--- SOURCE DATA ---
|---|

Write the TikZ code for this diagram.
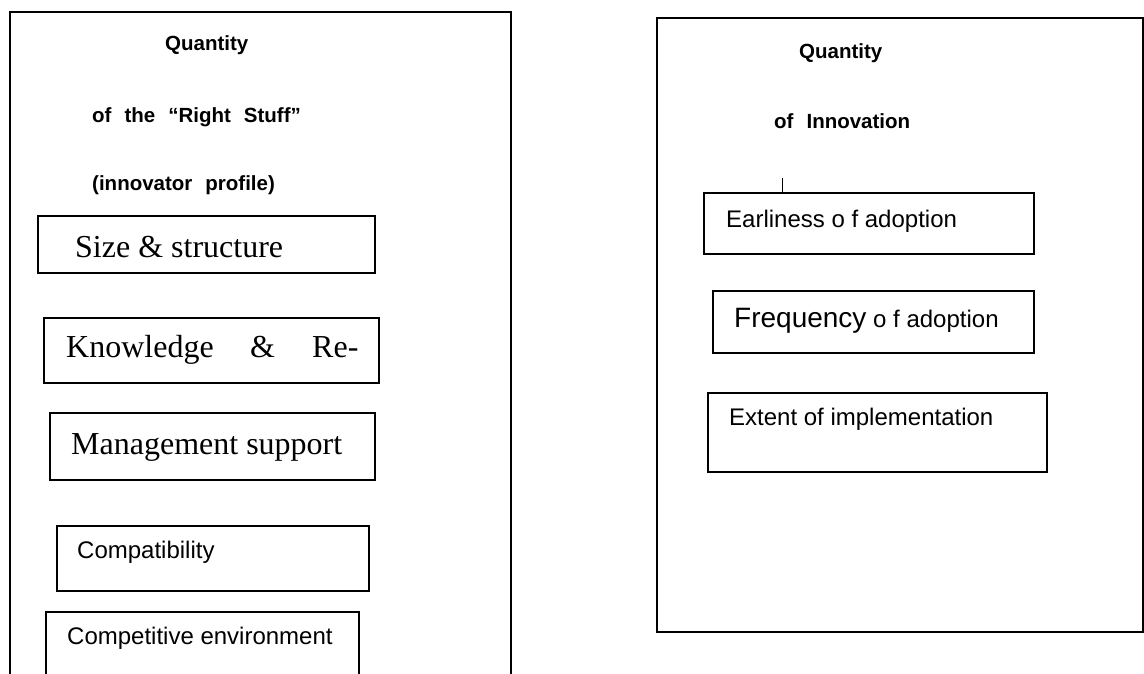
\documentclass[tikz,border=0pt]{standalone}
\usepackage{fontspec}
\setmainfont{Liberation Serif}
\setsansfont{Liberation Sans}
\newcommand\widewords{\spaceskip=13pt plus 1pt\relax}
\begin{document}
\begin{tikzpicture}[x=1pt,y=-1pt,
  panel/.style={draw,line width=1.8pt,rectangle,inner sep=0pt},
  box/.style={draw,line width=1.5pt,rectangle,inner sep=0pt},
  ttl/.style={anchor=base west,inner sep=0pt,font=\sffamily\bfseries\fontsize{20.5}{24}\selectfont\widewords},
  sertxt/.style={anchor=base west,inner sep=0pt,font=\rmfamily\fontsize{32}{38}\selectfont},
  santxt/.style={anchor=base west,inner sep=0pt,font=\sffamily\fontsize{24}{28}\selectfont}]
\useasboundingbox (0,0) rectangle (1144,673);
% panels
\node[panel,minimum width=501pt,minimum height=700pt] (lp) at (260.5,362) {};
\node[panel,minimum width=486pt,minimum height=614pt] (rp) at (900,325) {};
% left titles
\node[ttl] (lq) at (165,50) {Quantity};
\node[ttl] (lrs) at (92,122) {of the “Right Stuff”};
\node[ttl] (lip) at (92,190) {(innovator profile)};
% left boxes
\node[box,minimum width=337pt,minimum height=57pt] (sz) at (206.5,244.5) {};
\node[sertxt] (szt) at (75,257) {Size \& structure};
\node[box,minimum width=335pt,minimum height=65pt] (kn) at (211.5,350.5) {};
\node[sertxt] (knt1) at (66,357) {Knowledge};
\node[sertxt] (knt2) at (250,357) {\&};
\node[sertxt] (knt3) at (312,357) {Re-};
\node[box,minimum width=325pt,minimum height=67pt] (mg) at (212.5,446.5) {};
\node[sertxt] (mgt) at (71,454) {Management support};
\node[box,minimum width=312pt,minimum height=65pt] (cp) at (213,558.5) {};
\node[santxt] (cpt) at (77,558) {Compatibility};
\node[box,minimum width=313pt,minimum height=100pt] (ce) at (202.5,662) {};
\node[santxt] (cet) at (67,644) {Competitive environment};
% right titles
\node[ttl] (rq) at (799,58) {Quantity};
\node[ttl] (ri) at (774,128) {of Innovation};
% right boxes
\node[box,minimum width=330pt,minimum height=61pt] (ea) at (869,223.5) {};
\node[santxt] (eat) at (726,227) {Earliness o f adoption};
\node[box,minimum width=321pt,minimum height=62pt] (fr) at (873.5,322) {};
\node[santxt,font=\sffamily\fontsize{28}{32}\selectfont] (frt1) at (734,327) {Frequency};
\node[santxt] (frt2) at (873,327) {o f adoption};
\node[box,minimum width=339pt,minimum height=79pt] (ex) at (877.5,432.5) {};
\node[santxt] (ext) at (729,425) {Extent of implementation};
% tick
\coordinate (tk) at (782,178);
\draw[line width=1pt] (tk) -- (tk |- ea.north);
\end{tikzpicture}
\end{document}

|---|

--- WHAT YOU ARE ASKED TO DO ---
Take the listing and print it again exactly, but without any pictures.

--- RESULT OF THE EXERCISE ---
Write the TikZ code for this diagram.
\documentclass[tikz,border=0pt]{standalone}
\usepackage{fontspec}
\setmainfont{Liberation Serif}
\setsansfont{Liberation Sans}
\newcommand\widewords{\spaceskip=13pt plus 1pt\relax}
\begin{document}
\begin{tikzpicture}[x=1pt,y=-1pt,
  panel/.style={draw,line width=1.8pt,rectangle,inner sep=0pt},
  box/.style={draw,line width=1.5pt,rectangle,inner sep=0pt},
  ttl/.style={anchor=base west,inner sep=0pt,font=\sffamily\bfseries\fontsize{20.5}{24}\selectfont\widewords},
  sertxt/.style={anchor=base west,inner sep=0pt,font=\rmfamily\fontsize{32}{38}\selectfont},
  santxt/.style={anchor=base west,inner sep=0pt,font=\sffamily\fontsize{24}{28}\selectfont}]
\useasboundingbox (0,0) rectangle (1144,673);
% panels
\node[panel,minimum width=501pt,minimum height=700pt] (lp) at (260.5,362) {};
\node[panel,minimum width=486pt,minimum height=614pt] (rp) at (900,325) {};
% left titles
\node[ttl] (lq) at (165,50) {Quantity};
\node[ttl] (lrs) at (92,122) {of the “Right Stuff”};
\node[ttl] (lip) at (92,190) {(innovator profile)};
% left boxes
\node[box,minimum width=337pt,minimum height=57pt] (sz) at (206.5,244.5) {};
\node[sertxt] (szt) at (75,257) {Size \& structure};
\node[box,minimum width=335pt,minimum height=65pt] (kn) at (211.5,350.5) {};
\node[sertxt] (knt1) at (66,357) {Knowledge};
\node[sertxt] (knt2) at (250,357) {\&};
\node[sertxt] (knt3) at (312,357) {Re-};
\node[box,minimum width=325pt,minimum height=67pt] (mg) at (212.5,446.5) {};
\node[sertxt] (mgt) at (71,454) {Management support};
\node[box,minimum width=312pt,minimum height=65pt] (cp) at (213,558.5) {};
\node[santxt] (cpt) at (77,558) {Compatibility};
\node[box,minimum width=313pt,minimum height=100pt] (ce) at (202.5,662) {};
\node[santxt] (cet) at (67,644) {Competitive environment};
% right titles
\node[ttl] (rq) at (799,58) {Quantity};
\node[ttl] (ri) at (774,128) {of Innovation};
% right boxes
\node[box,minimum width=330pt,minimum height=61pt] (ea) at (869,223.5) {};
\node[santxt] (eat) at (726,227) {Earliness o f adoption};
\node[box,minimum width=321pt,minimum height=62pt] (fr) at (873.5,322) {};
\node[santxt,font=\sffamily\fontsize{28}{32}\selectfont] (frt1) at (734,327) {Frequency};
\node[santxt] (frt2) at (873,327) {o f adoption};
\node[box,minimum width=339pt,minimum height=79pt] (ex) at (877.5,432.5) {};
\node[santxt] (ext) at (729,425) {Extent of implementation};
% tick
\coordinate (tk) at (782,178);
\draw[line width=1pt] (tk) -- (tk |- ea.north);
\end{tikzpicture}
\end{document}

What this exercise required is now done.